Complex Stamp Forming: Explore the frictional behavior of fiber-reinforced thermoplastics in process conditions above melt point.
Start / End:
January 2010 to January 2014
2014 - Senior Research Associate at TPRC (The Netherlands)
Ulrich Sachs (2014). Friction and bending in thermoplastic composites forming processes. PhD Thesis, University of Twente, The Netherlands, ISBN 978-94-6259-483-8.
Summary of PhD Thesis
With the demand for better fuel economy in the aerospace and automotive industries, lightweight polymer matrix composites became an attractive alternative for metal structures. Despite the inherently higher toughness and impact damage resistance of thermoplastics, thermoset matrix composites are used in the majority of applications. This is largely attributable to the higher material costs of thermoplastic composites and the limited experience with these materials. The ability to re-melt thermoplastics, however, allows automated processing methods with short cycle times, which lowers production costs to a competitive level, especially for larger series production.

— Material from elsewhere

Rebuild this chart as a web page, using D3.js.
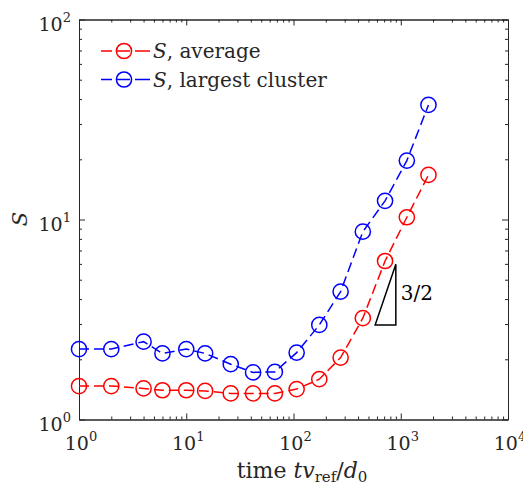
<!DOCTYPE html>
<html><head><meta charset="utf-8">
<script src="https://cdn.jsdelivr.net/npm/d3@7"></script>
<style>body{margin:0;background:#fff} svg text{font-family:"DejaVu Serif";fill:#262626}</style>
</head><body><svg id="c" width="523" height="487"></svg>
<script>
const times=[1,2,4,6,10,15,26,42,67,107,174,275,443,714,1140,1813];
const sAverage=[1.47,1.47,1.43,1.40,1.40,1.39,1.35,1.35,1.35,1.42,1.59,2.04,3.21,6.20,10.26,16.7];
const sLargest=[2.25,2.25,2.45,2.14,2.25,2.14,1.89,1.72,1.73,2.16,2.97,4.36,8.69,12.4,19.7,37.4];
const xTickExp=[0,1,2,3,4];
const yTickExp=[0,1,2];
const triX=[577,900,900];
const triY=[2.97,2.97,5.97];
const slopeLabel="3/2";
const seriesNames=["average","largest cluster"];
const seriesColors=["#ff0000","#0000ff"];

const L=79,R=508,T=19.5,B=419.5;
const FONT="'DejaVu Serif'";
const svg=d3.select("#c");
const x=d3.scaleLog().domain([1,1e4]).range([L,R]);
const y=d3.scaleLog().domain([1,100]).range([B,T]);
const axCol="#262626";

const majorX=xTickExp.map(e=>Math.pow(10,e));
const majorY=yTickExp.map(e=>Math.pow(10,e));
const minorX=[],minorY=[];
for(let e=0;e<4;e++)for(let k=2;k<10;k++)minorX.push(k*Math.pow(10,e));
for(let e=0;e<2;e++)for(let k=2;k<10;k++)minorY.push(k*Math.pow(10,e));

function styleAxis(g){g.select(".domain").attr("stroke",axCol).attr("stroke-width",1);g.selectAll(".tick line").attr("stroke",axCol);g.selectAll(".tick text").remove();}
[[6,majorX,majorY],[3,minorX,minorY]].forEach(([len,vx,vy])=>{
  svg.append("g").attr("transform",`translate(0,${B})`).call(d3.axisBottom(x).tickValues(vx).tickSize(-len).tickSizeOuter(0)).call(styleAxis);
  svg.append("g").attr("transform",`translate(0,${T})`).call(d3.axisTop(x).tickValues(vx).tickSize(-len).tickSizeOuter(0)).call(styleAxis);
  svg.append("g").attr("transform",`translate(${L},0)`).call(d3.axisLeft(y).tickValues(vy).tickSize(-len).tickSizeOuter(0)).call(styleAxis);
  svg.append("g").attr("transform",`translate(${R},0)`).call(d3.axisRight(y).tickValues(vy).tickSize(-len).tickSizeOuter(0)).call(styleAxis);
});

function txt(){return svg.append("text").attr("font-family",FONT);}
// tick labels
xTickExp.forEach(e=>{
  const t=txt().attr("x",x(Math.pow(10,e))+2).attr("y",450).attr("text-anchor","middle").attr("font-size",19);
  t.append("tspan").text("10");
  t.append("tspan").attr("dy",-9).attr("font-size",13).text(e);
});
yTickExp.forEach(e=>{
  const t=txt().attr("x",71).attr("y",y(Math.pow(10,e))+11.5).attr("text-anchor","end").attr("font-size",19);
  t.append("tspan").text("10");
  t.append("tspan").attr("dy",-9).attr("font-size",13).text(e);
});
// axis titles
const xt=txt().attr("x",302).attr("y",478).attr("text-anchor","middle").attr("font-size",22);
xt.append("tspan").text("time ");
xt.append("tspan").attr("font-style","italic").text("tv");
xt.append("tspan").attr("dy",4).attr("font-size",15).text("ref");
xt.append("tspan").attr("dy",-4).text("/");
xt.append("tspan").attr("font-style","italic").text("d");
xt.append("tspan").attr("dy",4).attr("font-size",15).text("0");
txt().attr("transform","translate(27,219) rotate(-90)").attr("text-anchor","middle").attr("font-size",21).attr("font-style","italic").text("S");

// series
const series=[sAverage,sLargest];
const line=d3.line().x((d,i)=>x(times[i])).y(d=>y(d));
series.forEach((s,k)=>{
  svg.append("path").datum(s).attr("d",line).attr("fill","none").attr("stroke",seriesColors[k]).attr("stroke-width",1.5).attr("stroke-dasharray","10,5");
  svg.append("g").selectAll("circle").data(s).join("circle").attr("cx",(d,i)=>x(times[i])).attr("cy",d=>y(d)).attr("r",7.6).attr("fill","none").attr("stroke",seriesColors[k]).attr("stroke-width",1.5);
});
// slope triangle
svg.append("path").attr("d",d3.line()(triX.map((v,i)=>[x(v),y(triY[i])]))+"Z").attr("fill","none").attr("stroke","#000").attr("stroke-width",1.5);
txt().attr("x",x(triX[1])+5).attr("y",300).attr("font-size",20).style("fill","#000").text(slopeLabel);

// legend
seriesNames.forEach((n,k)=>{
  const yy=51+k*28.5;
  svg.append("line").attr("x1",101).attr("x2",150).attr("y1",yy).attr("y2",yy).attr("stroke",seriesColors[k]).attr("stroke-width",1.5).attr("stroke-dasharray","11,5,13,5,15");
  svg.append("circle").attr("cx",124).attr("cy",yy).attr("r",7.6).attr("fill","none").attr("stroke",seriesColors[k]).attr("stroke-width",1.5);
  const t=txt().attr("x",153).attr("y",yy+7).attr("font-size",20);
  t.append("tspan").attr("font-style","italic").text("S");
  t.append("tspan").text(", "+n);
});
</script></body></html>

Thermoforming of flat laminates of continuous fiber reinforced thermoplastic laminates into 3-D parts is a complex process. Fundamental understanding of the deformation processes is needed to prevent process induced defects, such as wrinkling at critical locations, for the product or the process. The elementary deformation mechanisms need to be addressed one-by-one to develop this understanding and to translate this understanding to reliable Computer Aided Engineering tools for predictable product development processes. The major deformation mechanisms of continuous fiber reinforced composites are considered to be intra-ply shear, inter-ply slippage and ply bending. The latter two are investigated in this thesis. The objective of this thesis is to develop an understanding of the physics of the deformation mechanisms and to make it available in the form of describing constitutive equations.